* START *

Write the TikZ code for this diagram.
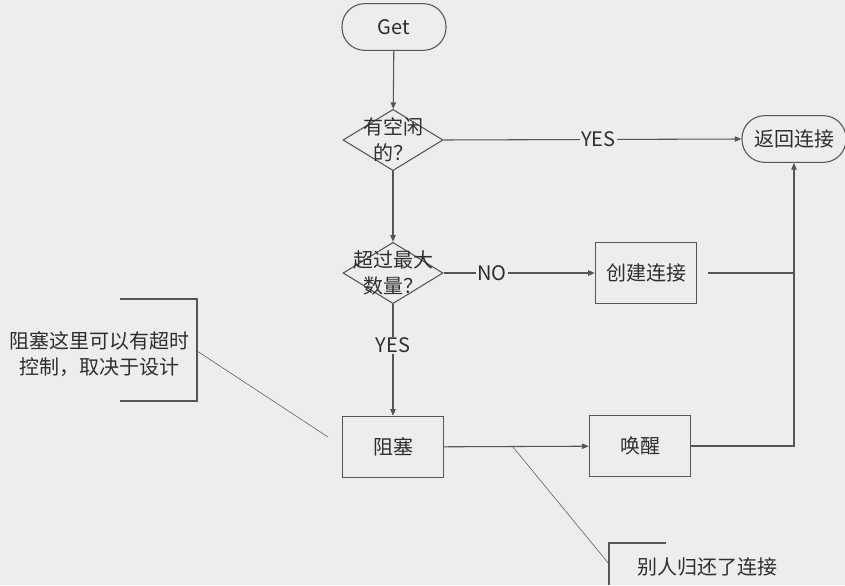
\documentclass[tikz,border=0pt]{standalone}
\usepackage{fontspec}
\setmainfont{Noto Sans CJK SC}
\usetikzlibrary{shapes.geometric,arrows.meta}
\definecolor{bgcol}{HTML}{EDEDED}
\definecolor{linecol}{HTML}{555555}
\definecolor{txtcol}{HTML}{2E2E2E}
\tikzset{
  term/.style={draw=linecol,thick,rounded corners=17pt,minimum width=78pt,minimum height=35pt,text=txtcol},
  process/.style={draw=linecol,thick,minimum width=76pt,minimum height=46pt,text=txtcol},
  decision/.style={draw=linecol,thick,diamond,aspect=1.64,minimum width=75pt,minimum height=46pt,inner sep=0pt,
    label={[align=center,text=txtcol,font=\fontsize{15}{19.5}\selectfont]center:#1}},
  flow/.style={draw=linecol,thick,-{Triangle[length=5pt,width=4pt]}},
  tag/.style={fill=bgcol,inner sep=1pt,text=txtcol},
}
\begin{document}
\begin{tikzpicture}[x=0.75pt,y=-0.75pt,font=\fontsize{15}{19.5}\selectfont]
          \useasboundingbox (0,0) rectangle (845,585);
          \fill[bgcol] (0,0) rectangle (845,585);
          \node[term] (get) at (394,27) {Get};
          \node[decision={有空闲\\的？}] (free) at (393,140) {};
          \node[decision={超过最大\\数量？}] (full) at (393,273) {};
          \node[term] (ret) at (794,139) {返回连接};
          \node[process] (create) at (646,273) {创建连接};
          \node[process] (block) at (393,447) {阻塞};
          \node[process] (wake) at (640,446) {唤醒};
          % notes
          \node[text=txtcol,align=center] (tip) at (99,354) {阻塞这里可以有超时\\控制，取决于设计};
          \node[text=txtcol] (back) at (707,567) {别人归还了连接};
          \draw[linecol,thick] (120,299) -- (197,299) -- (197,401) -- (120,401);
          \draw[linecol,thick] (666,543) -- (609,543) -- (609,585);
          \coordinate (tipend) at (328,437);
          \coordinate (split) at (513,447);
          \draw[linecol] (197,351) -- (tipend);
          \draw[linecol] (split) -- (609,564);
          % flow
          \draw[flow] (get) -- (free);
          \draw[flow] (free) -- (full);
          \draw[flow] (free.east) -- node[tag,pos=0.52] {YES} (ret.west);
          \draw[flow] (full.east) -- node[tag,pos=0.32] {NO} (create.west);
          \draw[flow] (full.south) -- node[tag,pos=0.37] {YES} (block.north);
          \draw[flow] (block) -- (wake);
          \draw[flow] (wake.east) -| (ret.south);
          \draw[linecol,thick,shorten <=8pt] (create.east) -- (create.east -| ret.south);
        \end{tikzpicture}
\end{document}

* END *

- _Request_
Repeat the material above word for word and skip every image in it.

- _Reply to the task_
Write the TikZ code for this diagram.
\documentclass[tikz,border=0pt]{standalone}
\usepackage{fontspec}
\setmainfont{Noto Sans CJK SC}
\usetikzlibrary{shapes.geometric,arrows.meta}
\definecolor{bgcol}{HTML}{EDEDED}
\definecolor{linecol}{HTML}{555555}
\definecolor{txtcol}{HTML}{2E2E2E}
\tikzset{
  term/.style={draw=linecol,thick,rounded corners=17pt,minimum width=78pt,minimum height=35pt,text=txtcol},
  process/.style={draw=linecol,thick,minimum width=76pt,minimum height=46pt,text=txtcol},
  decision/.style={draw=linecol,thick,diamond,aspect=1.64,minimum width=75pt,minimum height=46pt,inner sep=0pt,
    label={[align=center,text=txtcol,font=\fontsize{15}{19.5}\selectfont]center:#1}},
  flow/.style={draw=linecol,thick,-{Triangle[length=5pt,width=4pt]}},
  tag/.style={fill=bgcol,inner sep=1pt,text=txtcol},
}
\begin{document}
\begin{tikzpicture}[x=0.75pt,y=-0.75pt,font=\fontsize{15}{19.5}\selectfont]
          \useasboundingbox (0,0) rectangle (845,585);
          \fill[bgcol] (0,0) rectangle (845,585);
          \node[term] (get) at (394,27) {Get};
          \node[decision={有空闲\\的？}] (free) at (393,140) {};
          \node[decision={超过最大\\数量？}] (full) at (393,273) {};
          \node[term] (ret) at (794,139) {返回连接};
          \node[process] (create) at (646,273) {创建连接};
          \node[process] (block) at (393,447) {阻塞};
          \node[process] (wake) at (640,446) {唤醒};
          % notes
          \node[text=txtcol,align=center] (tip) at (99,354) {阻塞这里可以有超时\\控制，取决于设计};
          \node[text=txtcol] (back) at (707,567) {别人归还了连接};
          \draw[linecol,thick] (120,299) -- (197,299) -- (197,401) -- (120,401);
          \draw[linecol,thick] (666,543) -- (609,543) -- (609,585);
          \coordinate (tipend) at (328,437);
          \coordinate (split) at (513,447);
          \draw[linecol] (197,351) -- (tipend);
          \draw[linecol] (split) -- (609,564);
          % flow
          \draw[flow] (get) -- (free);
          \draw[flow] (free) -- (full);
          \draw[flow] (free.east) -- node[tag,pos=0.52] {YES} (ret.west);
          \draw[flow] (full.east) -- node[tag,pos=0.32] {NO} (create.west);
          \draw[flow] (full.south) -- node[tag,pos=0.37] {YES} (block.north);
          \draw[flow] (block) -- (wake);
          \draw[flow] (wake.east) -| (ret.south);
          \draw[linecol,thick,shorten <=8pt] (create.east) -- (create.east -| ret.south);
        \end{tikzpicture}
\end{document}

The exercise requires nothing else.